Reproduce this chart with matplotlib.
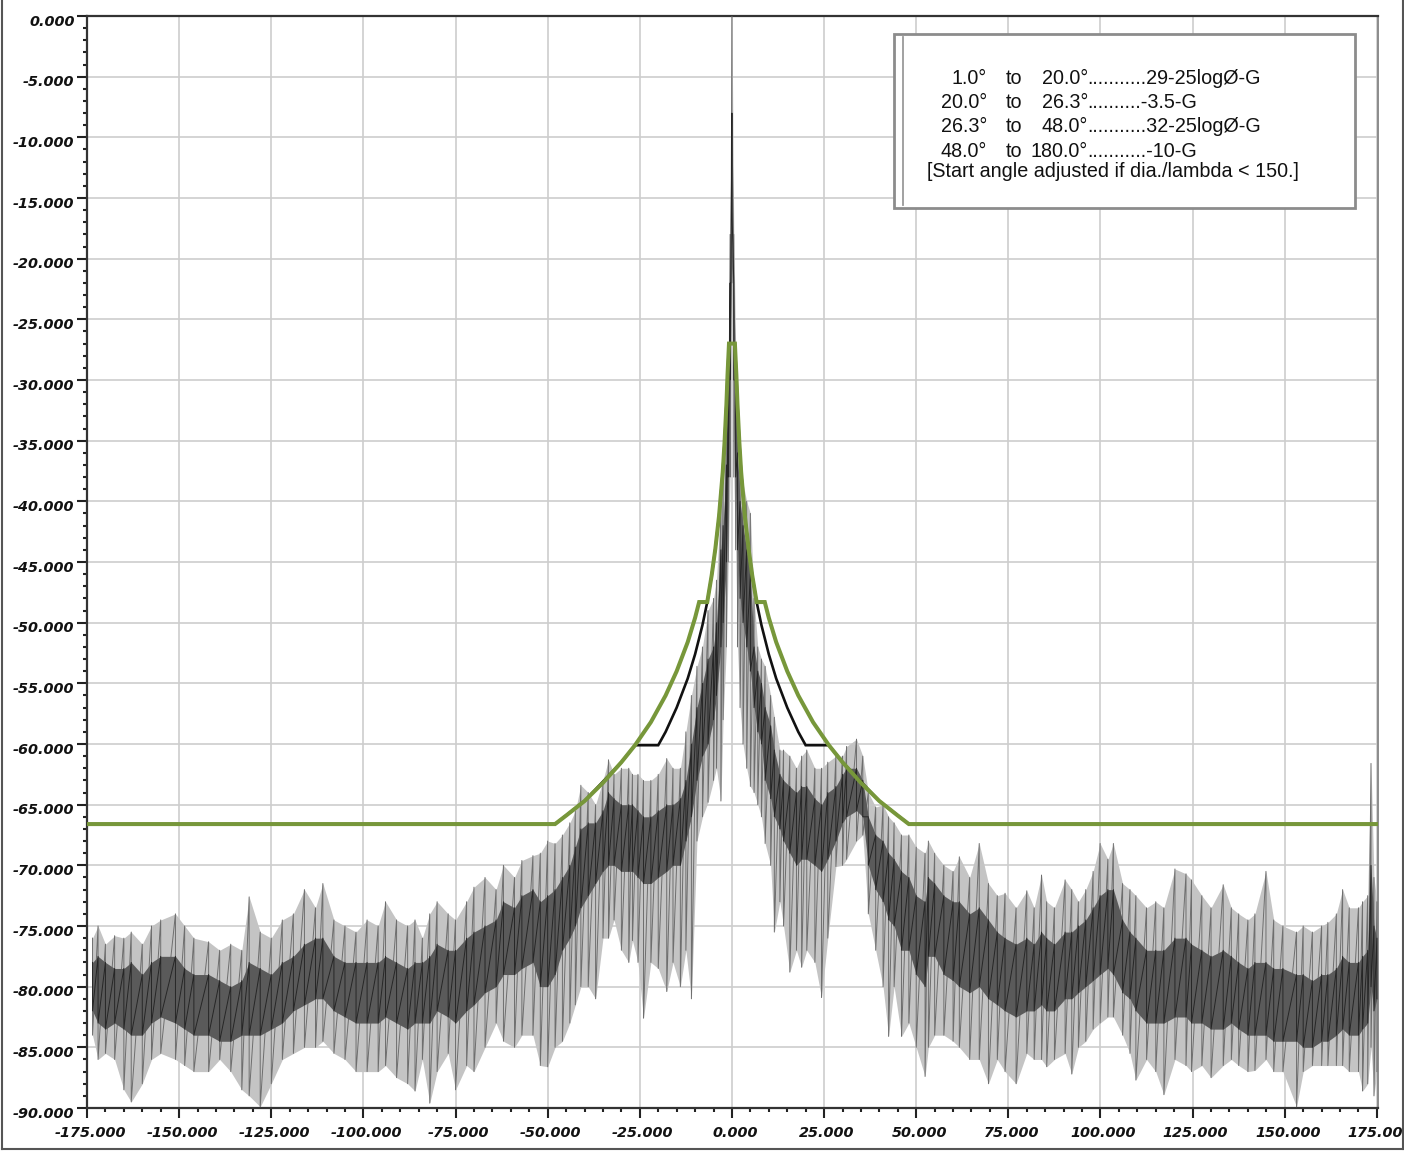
import matplotlib
matplotlib.use("Agg")
import matplotlib.pyplot as plt
from matplotlib.patches import Rectangle
from matplotlib.lines import Line2D
from matplotlib.ticker import MultipleLocator, FormatStrFormatter
import matplotlib.transforms as mtransforms
import numpy as np

# ---------------- data ----------------
trace_theta = [-173.5, -172, -170, -167.5, -165, -163, -160, -157.5, -155, -151, -148.5, -146, -142, -139,
               -136, -133, -131, -128, -125, -122, -119, -116, -113, -111, -108, -105, -102, -99, -96, -94,
               -91, -88, -86, -84, -82, -80, -77, -75, -72, -70, -67, -64, -62, -59, -57, -54, -52, -50,
               -48, -46, -44, -42.5, -41, -39, -37, -35, -33.5, -32, -30, -28, -27, -25.5, -24, -22, -20,
               -17.7, -16, -14, -12.5, -11, -9.5, -8, -6.5, -5, -4.2, -3, -2.4, -1.5, -1, -0.5, 0, 0.5, 1,
               1.5, 2.2, 3, 4, 5, 6, 7, 8, 9, 10.5, 11.5, 13, 14, 15.7, 17.5, 18.9, 20.3, 22.5, 24.3, 26,
               28.2, 30, 31.1, 33.8, 35.5, 37, 39, 41, 42.5, 44, 46, 48, 50, 52.4, 53.3, 55, 57.5, 60, 61.7,
               64.5, 67.1, 69.6, 72, 74.1, 77.1, 80, 82, 84, 85.4, 87.5, 90.4, 92.2, 94, 96, 98, 99.9, 102,
               103.5, 106, 108, 109.6, 112.5, 115, 117.2, 120.2, 123.2, 124.7, 127.5, 130, 133.3, 135.5,
               137.5, 140, 141.9, 144.9, 147, 149.5, 153.2, 155, 157.5, 160, 161.7, 164, 165.7, 167.5, 170,
               171.1, 172.5, 173.4, 174.2, 175]
trace_top = [-76, -75, -76.5, -75.8, -76, -75.5, -76.5, -75, -74.5, -74, -75, -76, -76.3, -77,
             -76.5, -77, -72.6, -75.5, -76, -74.5, -74, -72, -73.5, -71.5, -74.5, -75, -75.5, -74.5, -75, -73,
             -74.5, -75, -74.5, -76, -74, -73, -74, -74.5, -73, -71.8, -71, -72, -70, -71, -69.6, -69.2, -69, -68,
             -68.2, -67.5, -66.5, -65.5, -63.4, -64, -65, -63, -61.3, -62.5, -62, -62, -62.5, -62.5, -63, -63, -62.5,
             -61.2, -62, -62, -59, -56, -53.6, -52, -49, -48, -46.5, -40, -38, -33, -27, -18, 0, -18, -27,
             -32, -36, -38.5, -40, -41, -48, -52, -53, -53.6, -56, -57.8, -60.5, -60.5, -61, -62, -61, -60.5, -62, -62, -61.5,
             -61, -61, -60.2, -59.6, -61, -64, -65.2, -65, -66, -66.5, -67.5, -67.5, -68.5, -69, -68, -69, -70, -70.5, -69.3,
             -71, -68.2, -71.5, -72.5, -72.3, -73.5, -72.1, -73.5, -70.8, -73, -73.5, -71.2, -72, -73, -72, -70.5, -68.2, -69.5,
             -68.2, -71.5, -72, -72.5, -73.5, -73, -73.5, -70.3, -70.7, -71.2, -72.5, -73.5, -71.6, -73.5,
             -74, -74.5, -74, -70.5, -74.5, -75, -75.5, -75, -75.5, -75, -74.7, -74, -72, -73.5, -73.5,
             -73, -72.5, -61.6, -71, -73]
trace_core_hi = [-78, -77.5, -78, -78.5, -78.5, -78, -79, -78, -77.5, -77.5, -78.5, -79, -79, -79.5,
                 -80, -79.5, -78, -78.5, -79, -78, -77.5, -76.5, -76, -76, -77.5, -78, -78, -78, -78, -77.5,
                 -78, -78.5, -78, -78, -77.5, -76.5, -77, -77, -76, -75.5, -75, -74.5, -73, -73.5, -72.5, -72, -73, -72.5,
                 -72, -71, -70, -68.5, -67, -66.5, -66.5, -65.5, -64, -64.5, -65, -65, -65, -65.5, -66, -66, -65.5,
                 -65, -65, -64.5, -63, -60, -57, -55, -53, -52, -50, -44, -42, -37, -30, -22, -8, -22, -30,
                 -36, -40, -42, -44, -46, -52, -54, -55, -57, -58.5, -60.5, -62.5, -63, -63.5, -64, -63.5, -63.5, -64.5, -65, -64,
                 -63.5, -62.5, -62, -62, -63, -66, -67.5, -68, -69, -69.5, -70.5, -71, -72.5, -73, -71, -71.5, -72.5, -73, -73,
                 -74, -73.5, -74.5, -75.5, -76, -76.5, -76, -76.5, -75.5, -76, -76.5, -75.5, -75.5, -75, -74.5, -73.5, -72.5, -72,
                 -72, -74.5, -75.5, -76, -77, -77, -77, -76, -76, -76.5, -77, -77.5, -77, -77.5,
                 -78, -78.5, -78, -78, -78.5, -78.5, -79, -79, -79.5, -79, -79, -78.5, -77.5, -78, -78,
                 -77.5, -77, -70, -75, -76]
trace_core_lo = [-82, -83, -83.5, -83, -83.5, -84, -84, -83, -82.5, -83, -83.5, -84, -84, -84.5,
                 -84.5, -84, -84, -84, -83.5, -83, -82, -81.5, -81, -81, -82, -82.5, -83, -83, -83, -82.5,
                 -83, -83.5, -83, -83, -83, -82, -82.5, -83, -82, -81.5, -80.5, -80, -79, -79, -78.5, -78, -80, -80,
                 -79, -77, -76, -75, -73.5, -72.5, -71.5, -70.5, -70, -70, -70.5, -70.5, -70.5, -71, -71.5, -71.5, -71,
                 -70.5, -70, -70, -68, -66, -63, -61, -60, -58, -56, -52, -50, -45, -38, -30, -16, -30, -38,
                 -44, -48, -50, -52, -54, -57, -59, -60, -63, -64.5, -66, -67, -68, -69, -70, -69.5, -69.5, -70, -70.5, -69.5,
                 -68, -66.5, -66, -65.5, -66, -70, -72, -73, -74.5, -75, -77, -77, -79, -80, -77.5, -77.5, -79, -79.5, -80,
                 -80.5, -80, -81, -81.5, -82, -82.5, -82, -82, -81.5, -82, -82, -81, -81, -80.5, -80, -79.5, -79, -78.5,
                 -79, -80.5, -81, -82, -83, -83, -83, -82.5, -82.5, -83, -83, -83.5, -83.5, -83,
                 -83.5, -84, -84, -84, -84.5, -84.5, -84.5, -85, -85, -84.5, -84.5, -84, -83.5, -84, -84,
                 -83.5, -83, -80, -82, -81]
trace_bottom = [-84, -86, -85.5, -86, -88.5, -89.5, -88, -86, -85.5, -86, -86.5, -87, -87, -86,
                -87, -88.5, -89, -89.9, -88, -86, -85.5, -85, -85, -84.5, -85.5, -86, -87, -87, -87, -86.5,
                -87.5, -88, -88.6, -86, -89.6, -87, -85.5, -88.5, -86.5, -87, -85, -83, -84.5, -85, -84, -84, -86.5, -86.6,
                -85, -84.5, -83, -81.5, -80, -80, -81, -76, -76, -74.5, -77, -78, -76.2, -78, -82.6, -78, -78.5,
                -80.4, -78, -80, -77, -81, -68, -66, -64.8, -63, -62, -64.7, -58, -52, -45, -38, -22, -38, -44,
                -52, -57, -60, -62, -63.5, -64, -65, -66, -68.2, -70, -75.5, -73, -75, -78.8, -77, -78.4, -77, -78, -80.9, -76,
                -70.1, -70, -69.5, -68, -67.5, -74, -77, -80, -84.1, -80, -84.1, -83, -85, -87.4, -85, -84, -84, -84.5, -85,
                -86, -86, -88, -86, -87, -88, -85.5, -86, -86, -86.6, -86, -85.5, -87.2, -85, -84.5, -83.5, -83, -82.5,
                -82.5, -84, -85.5, -87.7, -86, -87, -88.9, -86, -86.5, -87, -86.5, -87.5, -86.5, -86,
                -86.5, -87, -86.9, -86, -87, -87, -89.9, -87, -86.5, -86.5, -86.5, -86.5, -86.5, -87, -87,
                -88.6, -88, -85, -89, -87]

# Angular masks (green = applied mask, black = nominal mask)
green_theta = [-175, -48, -45, -40, -35, -30, -26.3, -22, -18, -15, -12, -10, -8.9, -6.7, -5.5, -4.5, -3.5,
               -2.5, -2, -1.5, -1.2, -0.8, 0.8, 1.2, 1.5, 2, 2.5, 3.5, 4.5, 5.5, 6.7, 8.9, 10, 12, 15, 18,
               22, 26.3, 30, 35, 40, 45, 48, 175.3]
green_level = [-66.6, -66.6, -65.9, -64.7, -63.2, -61.5, -60.1, -58.2, -56.0, -54.0, -51.6, -49.6, -48.3, -48.3,
               -46.1, -43.9, -41.2, -37.6, -35.1, -32.0, -29.6, -27.0, -27.0, -29.6, -32.0, -35.1, -37.6, -41.2,
               -43.9, -46.1, -48.3, -48.3, -49.6, -51.6, -54.0, -56.0, -58.2, -60.1, -61.5, -63.2, -64.7, -65.9,
               -66.6, -66.6]
black_theta = [-175, -48, -40, -30, -26.3, -20, -18, -15, -12, -10, -8, -6.7, -5.5, -4.5, -3.5, -2.5, -2,
               -1.5, -1.2, -0.8, 0.8, 1.2, 1.5, 2, 2.5, 3.5, 4.5, 5.5, 6.7, 8, 10, 12, 15, 18, 20, 26.3, 30,
               40, 48, 175.3]
black_level = [-66.6, -66.6, -64.7, -61.5, -60.1, -60.1, -59.0, -57.0, -54.6, -52.6, -50.2, -48.3, -46.1, -43.9,
               -41.2, -37.6, -35.1, -32.0, -29.6, -27.0, -27.0, -29.6, -32.0, -35.1, -37.6, -41.2, -43.9, -46.1,
               -48.3, -50.2, -52.6, -54.6, -57.0, -59.0, -60.1, -60.1, -61.5, -64.7, -66.6, -66.6]

legend_from = ["1.0°", "20.0°", "26.3°", "48.0°"]
legend_to = ["20.0°", "26.3°", "48.0°", "180.0°"]
legend_rule = ["...........29-25logØ-G", "..........-3.5-G", "...........32-25logØ-G", "...........-10-G"]
legend_note = "[Start angle adjusted if dia./lambda < 150.]"

x_min, x_max, y_min, y_max = -175, 175.3, -90, 0

# ---------------- figure ----------------
plt.rcParams['axes.unicode_minus'] = False
W, H = 1404, 1152
fig = plt.figure(figsize=(W / 100, H / 100), dpi=100)
fig.patch.set_facecolor('white')

def fx(px):
    return px / W

def fy(py):
    return 1 - py / H

ax = fig.add_axes([fx(87), fy(1108), (1378 - 87) / W, (1108 - 16) / H])
ax.set_xlim(x_min, x_max)
ax.set_ylim(y_min, y_max)

# trace
th = np.array(trace_theta)
top = np.array(trace_top)
bot = np.array(trace_bottom)
chi = np.array(trace_core_hi)
clo = np.array(trace_core_lo)
ax.fill_between(th, bot, top, color='#c4c4c4', lw=0, zorder=2)
zx = np.repeat(th, 2)
zy = np.empty(2 * len(th))
zy[0::2] = top
zy[1::2] = bot
ax.plot(zx, zy, color='#6e6e6e', lw=0.7, zorder=3)
ax.fill_between(th, clo, chi, color='#5a5a5a', lw=0, zorder=4)
cy = np.empty(2 * len(th))
cy[0::2] = chi
cy[1::2] = clo
ax.plot(zx, cy, color='#262626', lw=0.7, zorder=5)

# masks
ax.plot(black_theta, black_level, color='#111111', lw=1.9, zorder=6, solid_joinstyle='miter')
ax.plot(green_theta, green_level, color='#77973a', lw=2.9, zorder=7, solid_joinstyle='miter')

# axes styling
ax.xaxis.set_major_locator(MultipleLocator(25))
ax.xaxis.set_minor_locator(MultipleLocator(5))
ax.yaxis.set_major_locator(MultipleLocator(5))
ax.yaxis.set_minor_locator(MultipleLocator(1))
ax.xaxis.set_major_formatter(FormatStrFormatter('%.3f'))
ax.yaxis.set_major_formatter(FormatStrFormatter('%.3f'))
ax.grid(which='major', color='#cdcdcd', lw=1.2, zorder=0)
ax.set_axisbelow(True)
ax.tick_params(which='major', length=7.5, width=1.5, color='#222222', pad=1.5)
ax.tick_params(axis='x', which='major', pad=5.5)
ax.tick_params(which='minor', length=3, width=1.5, color='#222222')
ax.tick_params(top=False, right=False)
for lab in ax.get_xticklabels() + ax.get_yticklabels():
    lab.set_fontfamily('DejaVu Sans')
    lab.set_fontweight('bold')
    lab.set_fontstyle('italic')
    lab.set_fontsize(10.4)
    lab.set_color('#111111')
offy = mtransforms.ScaledTranslation(0, -4 / 100, fig.dpi_scale_trans)
for lab in ax.get_yticklabels():
    lab.set_transform(lab.get_transform() + offy)
offx = mtransforms.ScaledTranslation(3 / 100, 0, fig.dpi_scale_trans)
for lab in ax.get_xticklabels():
    lab.set_transform(lab.get_transform() + offx)

for s in ['left', 'bottom', 'top']:
    ax.spines[s].set_color('#333333')
    ax.spines[s].set_linewidth(1.6)
ax.spines['right'].set_color('#8c8c8c')
ax.spines['right'].set_linewidth(1.4)

# legend box
leg_font = 'Liberation Sans'
leg_size = 14.2
fig.patches.append(Rectangle((fx(894), fy(208)), (1355 - 894) / W, (208 - 34) / H,
                             transform=fig.transFigure, facecolor='white', edgecolor='#8c8c8c',
                             lw=2, zorder=10))
fig.lines.append(Line2D([fx(903), fx(903)], [fy(37), fy(205)], transform=fig.transFigure,
                        color='#9a9a9a', lw=1.3, zorder=11))
baselines = [84, 108, 132, 157]
for i in range(4):
    yb = fy(baselines[i])
    kw = dict(transform=fig.transFigure, fontfamily=leg_font, fontsize=leg_size, va='baseline',
              color='#111111', zorder=12)
    fig.text(fx(987), yb, legend_from[i], ha='right', **kw)
    fig.text(fx(1006), yb, 'to', ha='left', **kw)
    fig.text(fx(1088), yb, legend_to[i], ha='right', **kw)
    fig.text(fx(1087), yb, legend_rule[i], ha='left', **kw)
fig.text(fx(927), fy(177), legend_note, ha='left', va='baseline', transform=fig.transFigure,
         fontfamily=leg_font, fontsize=leg_size, color='#111111', zorder=12)

# outer frame
for xs, ys in [([fx(2), fx(2)], [fy(0), fy(1149)]), ([fx(2), fx(1403)], [fy(1149), fy(1149)]),
               ([fx(1403), fx(1403)], [fy(0), fy(1149)])]:
    fig.lines.append(Line2D(xs, ys, transform=fig.transFigure, color='#555555', lw=1.5, zorder=20))

fig.savefig('out.png', dpi=100)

---+---

**EXERCISE**
Everything from the first line to the line with "import numpy as np" must be repeated exactly, and nothing else. Leave the pictures out.

**ANSWER TO THE TASK**
Reproduce this chart with matplotlib.
import matplotlib
matplotlib.use("Agg")
import matplotlib.pyplot as plt
from matplotlib.patches import Rectangle
from matplotlib.lines import Line2D
from matplotlib.ticker import MultipleLocator, FormatStrFormatter
import matplotlib.transforms as mtransforms
import numpy as np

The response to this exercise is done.